Mit der Maßnahme soll zukünftig die Muster- und Serienintegration von neuer Funktechnik, die pro Fahrzeugtyp Millionensummen verschlingen kann, vereinfacht und massiv verbilligt werden. Schließlich bleiben Kampf- und Unterstützungsfahrzeuge mitunter Jahrzehnte im Dienst,  der Schützenpanzer Marder etwa ist seit Anfang der 70er Jahre im Einsatz, während die IT- und Funkausstattung der Ketten- und Radfahrzeuge in Zukunft aufgrund der schnellen technischen Entwicklung in dem Bereich in deutlich kürzeren Abständen ausgewechselt werden dürfte.

Nachdem der Wettbewerb um die Zellularen Netzwerke Verlegefähig (ZNV) mit der Vergabe an Motorola abgeschlossen wurde, rechnen Beobachter im nächsten Schritt mit einer Ausschreibung für die ebenfalls im Rahmen von D-LBO zu beschaffenden mobilen zellularen Netze. Dem Vernehmen nach sind in den kommenden zwei Jahren rund ein halbes Dutzend so genannte 25-Millionen-Euro-Vorlagen für D-LBO in der Planung.

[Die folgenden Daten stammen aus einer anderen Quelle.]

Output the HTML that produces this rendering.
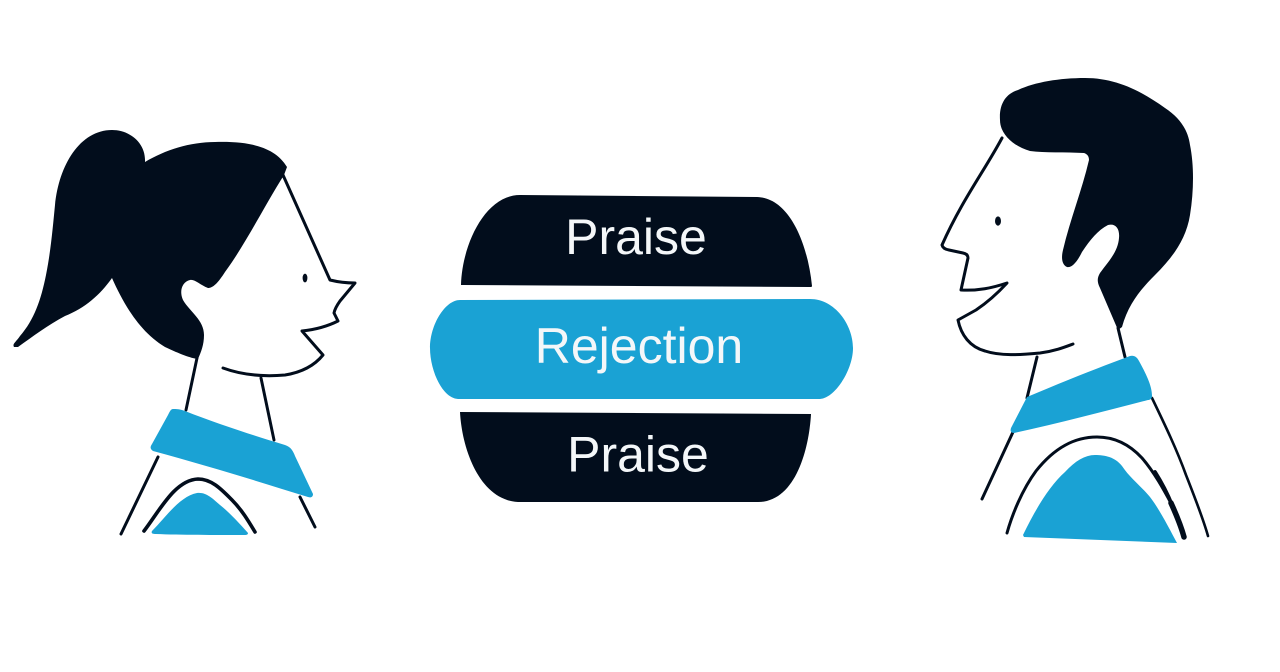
<!DOCTYPE html>
<html>
<head>
<meta charset="utf-8">
<style>
html,body{margin:0;padding:0;background:#fff;width:1280px;height:672px;overflow:hidden}
svg{display:block;filter:blur(.35px)}
text{font-family:"Liberation Sans",sans-serif;font-size:50px;fill:#f4f7f9;text-anchor:middle}
.l{fill:none;stroke:#020d1c;stroke-linecap:round;stroke-linejoin:round}
.d{fill:#020d1c}
.b{fill:#1aa2d4}
</style>
</head>
<body>
<svg width="1280" height="672" viewBox="0 0 1280 672" xmlns="http://www.w3.org/2000/svg">
<rect width="1280" height="672" fill="#fff"/>

<!-- Woman -->
<path class="l" stroke-width="3" d="M283 175L330 280Q342 283 355 283L340 301Q335 308 334 313L338 321Q322 329 302 331L323 355Q310 371 285 375Q250 378 223 368"/>
<path class="l" stroke-width="3" d="M197 358L186 410M261 378L274 440M158 457L121 534M300 497L315 527"/>
<path class="d" d="M14 347C12 344 16 342 20 336C34 320 41 300 46 275C51 250 53 225 55 205C59 165 80 130 112 130C130 130 146 143 145 162C165 150 190 142 215 142C250 141 275 147 287 167L284 175C265 205 245 245 225 272C218 283 213 288 208 288C200 285 195 279 190 280C182 282 179 291 183 300C190 312 204 320 204 335C204 345 201 352 198 359C190 358 180 354 165 347C140 332 124 305 112 278C100 295 85 308 65 316C48 325 32 337 18 347Z"/>
<ellipse class="d" cx="305" cy="278" rx="2.4" ry="4.4"/>
<path class="b" d="M173 409C176 409 180 409 185 411C215 423 255 436 285 445C291 447 293 451 295 456L313 494C313 497 311 498 308 497C260 482 205 465 153 451C150 449 150 447 152 444L168 415C170 411 171 409 173 409Z"/>
<path class="l" stroke-width="3.6" d="M144 531C160 510 175 480 198 479C212 479 222 490 232 500C242 510 249 522 255 532"/>
<path class="b" d="M152 531C165 518 180 496 197 493C206 492 212 498 220 505C230 513 240 524 248 533C248 535 246 535 244 535C215 535 180 535 156 534C152 534 151 533 152 531Z"/>

<!-- Burger -->
<path class="d" d="M461 285C462 245 485 195 520 195L757 197C790 198 808 245 812 286C812 287 811 287 810 287L463 285C462 285 461 285 461 285Z"/>
<path class="b" d="M430 348C430 325 445 300 460 300L810 299C835 299 853 325 853 348C853 370 835 398 820 399L458 399C442 398 430 370 430 348Z"/>
<path class="d" d="M460 412L811 414C809 450 795 502 758 502L518 502C480 500 462 450 460 412Z"/>
<text x="636" y="254">Praise</text>
<text x="639" y="363">Rejection</text>
<text x="638" y="471.5">Praise</text>

<!-- Man -->
<path class="l" stroke-width="3" d="M1002 138C985 170 962 200 942 245Q943 249 949 250L963 253Q968 254 968 258L961 290C978 291 992 288 1007 283C995 296 985 304 976 310L958 320C961 335 970 347 985 351C1000 356 1020 355 1040 353C1055 351 1065 347 1073 344"/>
<path class="l" stroke-width="3" d="M1037 357L1027 398M1118 328L1125 357M1013 432L982 499"/>
<path class="l" stroke-width="2.6" d="M1152 398C1165 425 1177 450 1186 475C1195 498 1203 518 1208 536"/>
<path class="d" d="M1000 120C999 105 1005 94 1018 90C1035 82 1060 78 1085 78C1115 78 1140 90 1165 108C1180 118 1188 130 1190 145C1194 165 1194 190 1190 215C1186 240 1172 258 1155 275C1140 290 1128 305 1122 327L1118 330L1100 288C1097 282 1097 278 1100 273C1108 262 1118 252 1119 238C1120 228 1115 223 1108 225C1098 230 1090 240 1082 252C1077 262 1072 268 1067 267C1062 265 1061 258 1063 250C1070 220 1082 190 1089 160C1089 156 1087 154 1084 153C1065 152 1045 153 1030 151C1015 147 1000 135 1000 120Z"/>
<ellipse class="d" cx="998" cy="221" rx="3" ry="4.6"/>
<path class="b" d="M1027 397C1060 383 1100 367 1130 356C1134 355 1137 357 1139 361C1145 372 1152 385 1152 396C1152 399 1150 400 1148 400C1105 411 1060 423 1014 433C1011 433 1010 431 1011 428Z"/>
<path class="l" stroke-width="3" d="M1007 533C1012 515 1022 490 1036 471C1055 447 1075 437 1097 437C1115 437 1130 445 1142 458C1155 473 1165 492 1172 505"/>
<path class="l" stroke-width="3.8" d="M1155 472C1162 483 1168 495 1172 505"/>
<path class="l" stroke-width="5.5" d="M1171 503C1176 514 1181 526 1184 537"/>
<path class="b" d="M1023 535C1035 510 1050 485 1065 472C1075 461 1085 455 1095 455C1105 455 1115 457 1122 466C1130 478 1140 485 1150 497C1160 510 1170 530 1177 543L1024 537Z"/>
</svg>
</body>
</html>
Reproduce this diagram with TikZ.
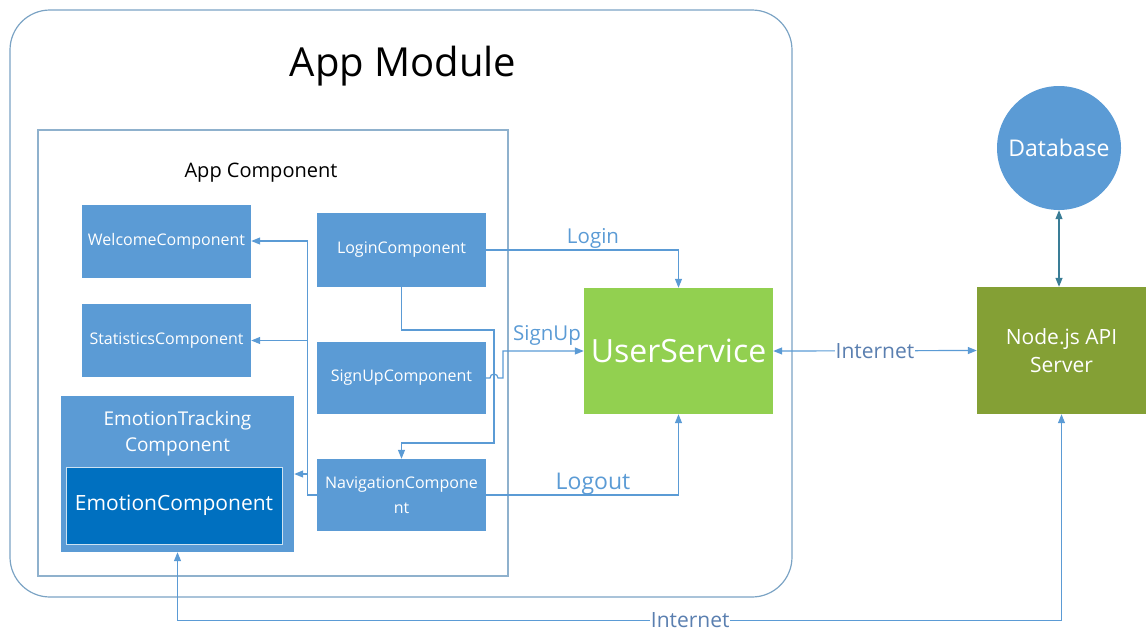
\documentclass[tikz,border=0pt]{standalone}
\usepackage{fontspec}
\setmainfont{Open Sans}
\usetikzlibrary{arrows.meta, positioning}

\definecolor{compblue}{HTML}{5B9BD5}
\definecolor{emoblue}{HTML}{0070C0}
\definecolor{servgreen}{HTML}{92D050}
\definecolor{apiolive}{HTML}{84A035}
\definecolor{frameline}{HTML}{7BA3C4}
\definecolor{linkblue}{HTML}{5B9BD5}
\definecolor{dbline}{HTML}{3A7D96}
\definecolor{netgray}{HTML}{5A7FB0}

\newcommand{\fs}[1]{\fontsize{#1}{1.3\dimexpr #1pt\relax}\selectfont}

\begin{document}
\begin{tikzpicture}[x=1pt,y=-1pt,>={Triangle[length=9pt,width=7pt]},
  frame/.style={draw=frameline,line width=1.2pt,minimum width=#1},
  comp/.style={fill=compblue,text=white,inner sep=0pt,align=center,
    minimum width=169pt,minimum height=73pt,font=\fs{16}},
  link/.style={draw=linkblue,line width=1.2pt},
  lbl/.style={text=linkblue,inner sep=1pt},
  netlbl/.style={text=netgray,fill=white,inner sep=0.5pt,font=\fs{21}}]
\useasboundingbox (0,0) rectangle (1148,632);

\node[frame=782pt,minimum height=587pt,rounded corners=40pt] (appmodule) at (401,303.5) {};
\node[font=\fs{40}] (apptitle) at (403,66) {App Module};
\node[frame=470pt,minimum height=446pt,draw=frameline!85] (appcomp) at (273,353) {};
\node[font=\fs{20}] (comptitle) at (261,173) {App Component};

\node[comp] (welcome) at (166.5,241) {WelcomeComponent};
\node[comp] (stats) at (166.5,340.5) {StatisticsComponent};
\node[comp,minimum width=233pt,minimum height=156pt] (emotrack) at (177.5,474) {};
\node[text=white,align=center,font=\fontsize{19}{26}\selectfont] (emotitle) at (177.5,434) {EmotionTracking\\Component};
\node[comp,fill=emoblue,draw=white!80!emoblue,line width=1pt,minimum width=216pt,minimum height=77pt,font=\fs{21}] (emotion) at (174,505.5) {EmotionComponent};

\node[comp,minimum height=74pt] (login) at (401.5,250) {LoginComponent};
\node[comp,minimum height=72pt] (signup) at (401.5,378) {SignUpComponent};
\node[comp,minimum height=72pt,font=\fontsize{16}{25}\selectfont] (nav) at (401.5,495) {NavigationCompone\\nt};

\node[comp,fill=servgreen,minimum width=189pt,minimum height=126pt,font=\fs{32}] (userservice) at (678.5,351) {UserService};
\node[comp,fill=apiolive,minimum height=127pt,font=\fontsize{21}{28}\selectfont] (nodeapi) at (1061.5,350.5) {Node.js API\\Server};
\node[circle,fill=compblue,text=white,minimum size=124pt,inner sep=0pt,font=\fs{23}] (database) at (1059,148) {Database};

\draw[link,->] (login.east) -| (userservice.north);
\node[lbl,font=\fs{20.5}] (loginlbl) at (593,238) {Login};
\draw[link,->] (login.south) |- (494,330) -- (494,443) -| (nav.north);
\draw[link,->] (signup.east) -- (490,378) arc[start angle=180,end angle=360,radius=4] -- (503,378) |- (userservice.west);
\node[lbl,font=\fs{20.5}] (signuplbl) at (547,335) {SignUp};
\draw[link,->] (nav.west) -- ++(-9,0) |- (welcome.east);
\draw[link,->] (nav.west) -- ++(-9,0) |- (stats.east);
\draw[link,->] (nav.west) -- ++(-9,0) |- (emotrack.east);
\draw[link,->] (nav.east) -| (userservice.south);
\node[lbl,font=\fs{23}] (logoutlbl) at (593,484) {Logout};

\draw[link,<->] (userservice.east) -- node[netlbl]{Internet} (nodeapi.west);
\draw[draw=dbline,line width=1.2pt,<->] (database.south) -- (database.south |- nodeapi.north);
\draw[link,<->] (emotrack.south) -- ++(0,68) -| node[netlbl,pos=0.29]{Internet} (nodeapi.south);
\end{tikzpicture}
\end{document}
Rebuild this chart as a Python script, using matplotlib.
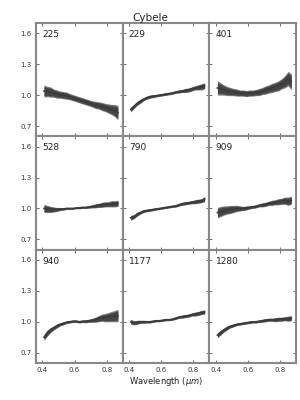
import matplotlib
matplotlib.use("Agg")
import matplotlib.pyplot as plt
import numpy as np

title = "Cybele"
panel_labels = ["225", "229", "401", "528", "790", "909", "940", "1177", "1280"]
wavelength = [0.41, 0.43, 0.45, 0.47, 0.49, 0.51, 0.53, 0.55, 0.57, 0.59, 0.61, 0.63,
              0.65, 0.67, 0.69, 0.71, 0.73, 0.75, 0.77, 0.79, 0.81, 0.83, 0.85, 0.87]

refl_225 = [1.04, 1.035, 1.03, 1.02, 1.01, 1.005, 1.0, 0.995, 0.985, 0.975, 0.965, 0.955,
            0.945, 0.935, 0.925, 0.915, 0.905, 0.90, 0.89, 0.88, 0.87, 0.86, 0.85, 0.83]
err_225 = [0.06, 0.05, 0.05, 0.04, 0.04, 0.035, 0.035, 0.035, 0.03, 0.03, 0.03, 0.03,
           0.03, 0.03, 0.03, 0.03, 0.035, 0.035, 0.04, 0.04, 0.045, 0.05, 0.06, 0.07]

refl_229 = [0.86, 0.89, 0.92, 0.94, 0.96, 0.975, 0.985, 0.99, 0.995, 1.0, 1.005, 1.01,
            1.015, 1.02, 1.03, 1.035, 1.04, 1.045, 1.05, 1.06, 1.07, 1.075, 1.08, 1.09]
err_229 = [0.025, 0.02, 0.02, 0.02, 0.015, 0.015, 0.015, 0.015, 0.012, 0.012, 0.012, 0.012,
           0.012, 0.012, 0.012, 0.015, 0.015, 0.02, 0.02, 0.02, 0.02, 0.025, 0.03, 0.03]

refl_401 = [1.07, 1.06, 1.05, 1.04, 1.035, 1.03, 1.025, 1.02, 1.02, 1.015, 1.02, 1.02,
            1.025, 1.03, 1.04, 1.05, 1.06, 1.07, 1.08, 1.09, 1.11, 1.13, 1.16, 1.13]
err_401 = [0.07, 0.06, 0.05, 0.045, 0.04, 0.035, 0.035, 0.03, 0.03, 0.03, 0.03, 0.03,
           0.03, 0.035, 0.035, 0.04, 0.04, 0.045, 0.045, 0.05, 0.05, 0.06, 0.07, 0.08]

refl_528 = [1.0, 0.995, 0.99, 0.99, 0.99, 0.995, 0.995, 1.0, 1.0, 1.0, 1.005, 1.005,
            1.01, 1.01, 1.015, 1.02, 1.025, 1.03, 1.035, 1.04, 1.04, 1.045, 1.045, 1.05]
err_528 = [0.04, 0.035, 0.03, 0.025, 0.02, 0.015, 0.012, 0.01, 0.01, 0.008, 0.008, 0.008,
           0.01, 0.01, 0.012, 0.015, 0.02, 0.02, 0.025, 0.025, 0.025, 0.03, 0.03, 0.03]

refl_790 = [0.91, 0.92, 0.945, 0.96, 0.975, 0.98, 0.985, 0.99, 0.995, 1.0, 1.005, 1.01,
            1.015, 1.02, 1.025, 1.035, 1.045, 1.05, 1.055, 1.06, 1.065, 1.07, 1.075, 1.09]
err_790 = [0.025, 0.02, 0.02, 0.015, 0.015, 0.012, 0.012, 0.012, 0.01, 0.01, 0.01, 0.01,
           0.01, 0.01, 0.012, 0.012, 0.015, 0.015, 0.015, 0.015, 0.02, 0.02, 0.02, 0.025]

refl_909 = [0.96, 0.97, 0.98, 0.985, 0.99, 0.995, 1.0, 1.0, 1.0, 1.005, 1.01, 1.015,
            1.02, 1.03, 1.035, 1.04, 1.05, 1.055, 1.06, 1.065, 1.07, 1.075, 1.07, 1.08]
err_909 = [0.05, 0.05, 0.045, 0.04, 0.04, 0.035, 0.03, 0.025, 0.02, 0.02, 0.015, 0.015,
           0.015, 0.015, 0.02, 0.02, 0.02, 0.025, 0.025, 0.03, 0.03, 0.035, 0.04, 0.04]

refl_940 = [0.85, 0.89, 0.92, 0.94, 0.96, 0.975, 0.985, 0.995, 1.0, 1.005, 1.005, 1.0,
            1.005, 1.005, 1.01, 1.015, 1.02, 1.03, 1.04, 1.04, 1.045, 1.05, 1.055, 1.06]
err_940 = [0.03, 0.03, 0.025, 0.02, 0.02, 0.015, 0.015, 0.012, 0.012, 0.012, 0.012, 0.012,
           0.012, 0.015, 0.015, 0.02, 0.025, 0.03, 0.035, 0.04, 0.045, 0.05, 0.055, 0.06]

refl_1177 = [1.0, 0.99, 0.995, 1.0, 1.0, 1.0, 1.0, 1.005, 1.01, 1.01, 1.015, 1.02,
             1.02, 1.025, 1.035, 1.045, 1.05, 1.055, 1.06, 1.07, 1.075, 1.08, 1.09, 1.095]
err_1177 = [0.025, 0.02, 0.02, 0.015, 0.015, 0.012, 0.012, 0.01, 0.01, 0.01, 0.01, 0.01,
            0.01, 0.01, 0.012, 0.012, 0.015, 0.015, 0.015, 0.015, 0.02, 0.02, 0.02, 0.02]

refl_1280 = [0.87, 0.895, 0.92, 0.94, 0.955, 0.965, 0.975, 0.98, 0.985, 0.99, 0.995, 1.0,
             1.0, 1.005, 1.01, 1.015, 1.02, 1.02, 1.02, 1.025, 1.025, 1.03, 1.03, 1.035]
err_1280 = [0.025, 0.025, 0.02, 0.02, 0.015, 0.015, 0.012, 0.012, 0.012, 0.012, 0.012, 0.012,
            0.012, 0.012, 0.015, 0.015, 0.015, 0.015, 0.02, 0.02, 0.02, 0.02, 0.025, 0.025]

spectra = [refl_225, refl_229, refl_401, refl_528, refl_790, refl_909, refl_940, refl_1177, refl_1280]
errors = [err_225, err_229, err_401, err_528, err_790, err_909, err_940, err_1177, err_1280]

xticks = [0.4, 0.6, 0.8]
yticks = [0.7, 1.0, 1.3, 1.6]

fig = plt.figure(figsize=(3, 4), dpi=100)
gs = fig.add_gridspec(3, 3, left=0.12, right=0.987, top=0.9425, bottom=0.0925,
                      wspace=0, hspace=0)
spine_col = "#888888"
w = np.array(wavelength)
for i in range(9):
    r, c = divmod(i, 3)
    ax = fig.add_subplot(gs[r, c])
    y = np.array(spectra[i])
    e = np.array(errors[i])
    ax.fill_between(w, y - e, y + e, color="#7a7a7a", lw=0)
    ax.fill_between(w, y - 0.75 * e, y + 0.75 * e, color="#454545", lw=0)
    ax.plot(w, y, color="#3a3a3a", lw=1.2)
    ax.set_xlim(0.36, 0.9)
    ax.set_ylim(0.6, 1.7)
    ax.set_xticks(xticks)
    ax.set_yticks(yticks)
    ax.set_xticklabels([f"{t:.1f}" for t in xticks])
    ax.set_yticklabels([f"{t:.1f}" for t in yticks])
    ax.tick_params(direction="in", length=2, width=0.6, color="#555555",
                   top=True, right=True, labelsize=5, labelcolor="#333333", pad=3)
    if c != 0:
        ax.tick_params(labelleft=False)
    if r != 2:
        ax.tick_params(labelbottom=False)
    for s in ax.spines.values():
        s.set_color(spine_col)
        s.set_linewidth(1.5)
    ax.text(0.07, 0.9, panel_labels[i], transform=ax.transAxes, fontsize=6.5,
            color="#222222", va="center", ha="left")

fig.suptitle(title, y=0.968, fontsize=7.5, color="#222222")
fig.text(0.553, 0.047, r"Wavelength ($\mu m$)", ha="center", va="center",
         fontsize=6, color="#222222")
fig.savefig("out.png", dpi=100)
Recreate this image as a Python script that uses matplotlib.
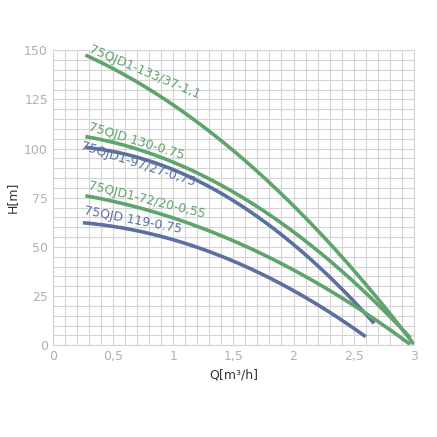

Weil die Bundeswehr eine geschlossene Brigade ausstatten will, wird beim zukünftigen Führungsfunkgerät wahrscheinlich keine Rückwärtskompatibilität verlangt. Damit müssen die neuen „Digital Radios“ nicht dazu befähigt sein, etwa mit den eigenen veralteten SEM-Geräten den Funkverkehr aufzubauen.  Dagegen sieht die Situation im Nachbarland anders aus.   Die Niederländer benötigen eine Rückwärtskompatibilität, um weiter mit ihren Unterstützungstruppen kommunizieren zu können. Gefordert wurde diese Fähigkeit explizit im so genannten A-Letter von Verteidigungsstaatssekretärin Barbara Visser an das Parlament in Den Haag im vergangenen Jahr.

Unter anderem aufgrund dieser Divergenz in den Forderungen scheint die gemeinsame Beschaffung eines digitalen Combat Net Radios im Rahmen des binationalen Tactical Edge Networking (TEN) für die Landstreitkräfte beider Länder aktuell nicht auf der Tagesordnung zu stehen. Wie es heißt, wurde zunächst eine Pause eingelegt.

Ob zu einem späteren Zeitpunkt überhaupt noch der gemeinsame Kauf gleicher Hardware erforderlich sein wird, bleibt abzuwarten. Womöglich könnte es auch ausreichen, nur die Spezifikationen zwischen beiden Armeen umfassend zu harmonisieren. Dann könnten Bundeswehr und Nederlandse krijgsmacht bei unterschiedlichen Anbietern beschaffen, weil die Funkgeräte in der Lage wären, problemlos miteinander zu kommunizieren. Wichtige Schritte in Richtung Standardisierung werden gegenwärtig auch auf europäischer Ebene bei der Entwicklung der so genannten ESSOR-Wellenformen für den Digitalfunk gemacht. Dieser Ansatz könnte sich auch auf TEN positiv auswirken.

Dass Deutschland voraussichtlich in Kürze den Beschaffungsprozess für ein neues Führungsfunkgerät starten wird, dürfte auch an dem Rückstand liegen, den die Bundeswehr gegenüber den Streitkräften des Nachbarlandes hat. So verfügen die Niederlande mit ihren PR4G-Funkgeräten und dem Battle-Management-System (BMS) Elias bereits über ein funktionierendes und vergleichsweise modernes System.

Dagegen fehlt Deutschland ein in der Truppe akzeptiertes BMS, was durch die Einführung von Sitaware des Herstellers Systematic beendet werden soll. Offenbar streben die deutschen Landstreitkräfte an, das neue BMS nicht nur für die VJTF 2023  mit alten Funkgeräten und ergänzenden Routern, sondern auch für die D-LBO mit modernem Digitalfunk zu nutzen. Die Software könnte dann als Basis dienen, um daran weitere Dienste für bestimmte Truppenteile – wie etwa die Heeresflieger oder die Artillerie – anzubinden.